--- Begin Given material ---

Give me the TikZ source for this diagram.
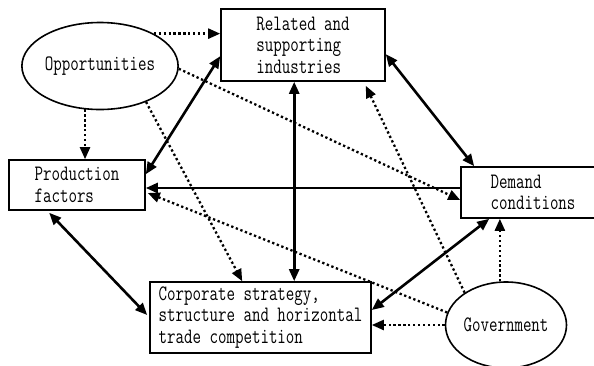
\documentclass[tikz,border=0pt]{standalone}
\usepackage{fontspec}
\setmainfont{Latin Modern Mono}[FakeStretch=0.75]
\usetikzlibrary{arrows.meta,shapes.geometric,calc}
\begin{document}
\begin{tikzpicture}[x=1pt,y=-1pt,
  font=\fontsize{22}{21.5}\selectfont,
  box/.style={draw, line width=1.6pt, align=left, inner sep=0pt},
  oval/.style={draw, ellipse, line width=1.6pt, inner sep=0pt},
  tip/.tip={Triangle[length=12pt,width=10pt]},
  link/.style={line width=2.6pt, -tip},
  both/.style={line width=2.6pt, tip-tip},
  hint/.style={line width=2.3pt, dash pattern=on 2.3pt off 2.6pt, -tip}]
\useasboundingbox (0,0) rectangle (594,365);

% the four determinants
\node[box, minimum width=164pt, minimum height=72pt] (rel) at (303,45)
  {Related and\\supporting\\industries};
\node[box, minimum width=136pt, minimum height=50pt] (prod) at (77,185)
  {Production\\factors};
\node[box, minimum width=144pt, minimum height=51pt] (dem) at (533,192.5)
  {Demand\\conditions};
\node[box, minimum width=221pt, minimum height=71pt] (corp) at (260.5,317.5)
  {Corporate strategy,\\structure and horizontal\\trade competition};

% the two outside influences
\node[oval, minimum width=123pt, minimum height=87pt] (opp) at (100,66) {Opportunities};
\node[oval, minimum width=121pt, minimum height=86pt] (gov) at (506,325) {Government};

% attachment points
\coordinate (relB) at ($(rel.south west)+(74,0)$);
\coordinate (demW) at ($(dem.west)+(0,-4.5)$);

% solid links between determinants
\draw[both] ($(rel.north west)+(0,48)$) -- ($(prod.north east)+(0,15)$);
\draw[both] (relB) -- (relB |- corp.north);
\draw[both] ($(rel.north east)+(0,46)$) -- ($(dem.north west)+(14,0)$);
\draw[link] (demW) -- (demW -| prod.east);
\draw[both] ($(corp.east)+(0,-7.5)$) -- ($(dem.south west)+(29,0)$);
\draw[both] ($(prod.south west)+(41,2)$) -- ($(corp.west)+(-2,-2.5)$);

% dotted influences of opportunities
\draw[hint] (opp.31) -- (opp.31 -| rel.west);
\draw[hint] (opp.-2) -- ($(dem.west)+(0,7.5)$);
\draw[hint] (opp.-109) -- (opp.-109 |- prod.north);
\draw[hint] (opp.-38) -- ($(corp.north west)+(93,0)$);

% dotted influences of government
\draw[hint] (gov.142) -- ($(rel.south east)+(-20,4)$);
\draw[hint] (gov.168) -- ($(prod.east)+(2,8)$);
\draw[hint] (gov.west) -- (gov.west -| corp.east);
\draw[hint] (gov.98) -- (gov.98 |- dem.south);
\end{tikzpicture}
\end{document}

--- End Given material ---

What this task involves:
Repeat, exactly and in full, each line from the start of the data to the line that contains "(0,0) rectangle (594,365);". Pictures do not go in.

Solution to this task:
Give me the TikZ source for this diagram.
\documentclass[tikz,border=0pt]{standalone}
\usepackage{fontspec}
\setmainfont{Latin Modern Mono}[FakeStretch=0.75]
\usetikzlibrary{arrows.meta,shapes.geometric,calc}
\begin{document}
\begin{tikzpicture}[x=1pt,y=-1pt,
  font=\fontsize{22}{21.5}\selectfont,
  box/.style={draw, line width=1.6pt, align=left, inner sep=0pt},
  oval/.style={draw, ellipse, line width=1.6pt, inner sep=0pt},
  tip/.tip={Triangle[length=12pt,width=10pt]},
  link/.style={line width=2.6pt, -tip},
  both/.style={line width=2.6pt, tip-tip},
  hint/.style={line width=2.3pt, dash pattern=on 2.3pt off 2.6pt, -tip}]
\useasboundingbox (0,0) rectangle (594,365);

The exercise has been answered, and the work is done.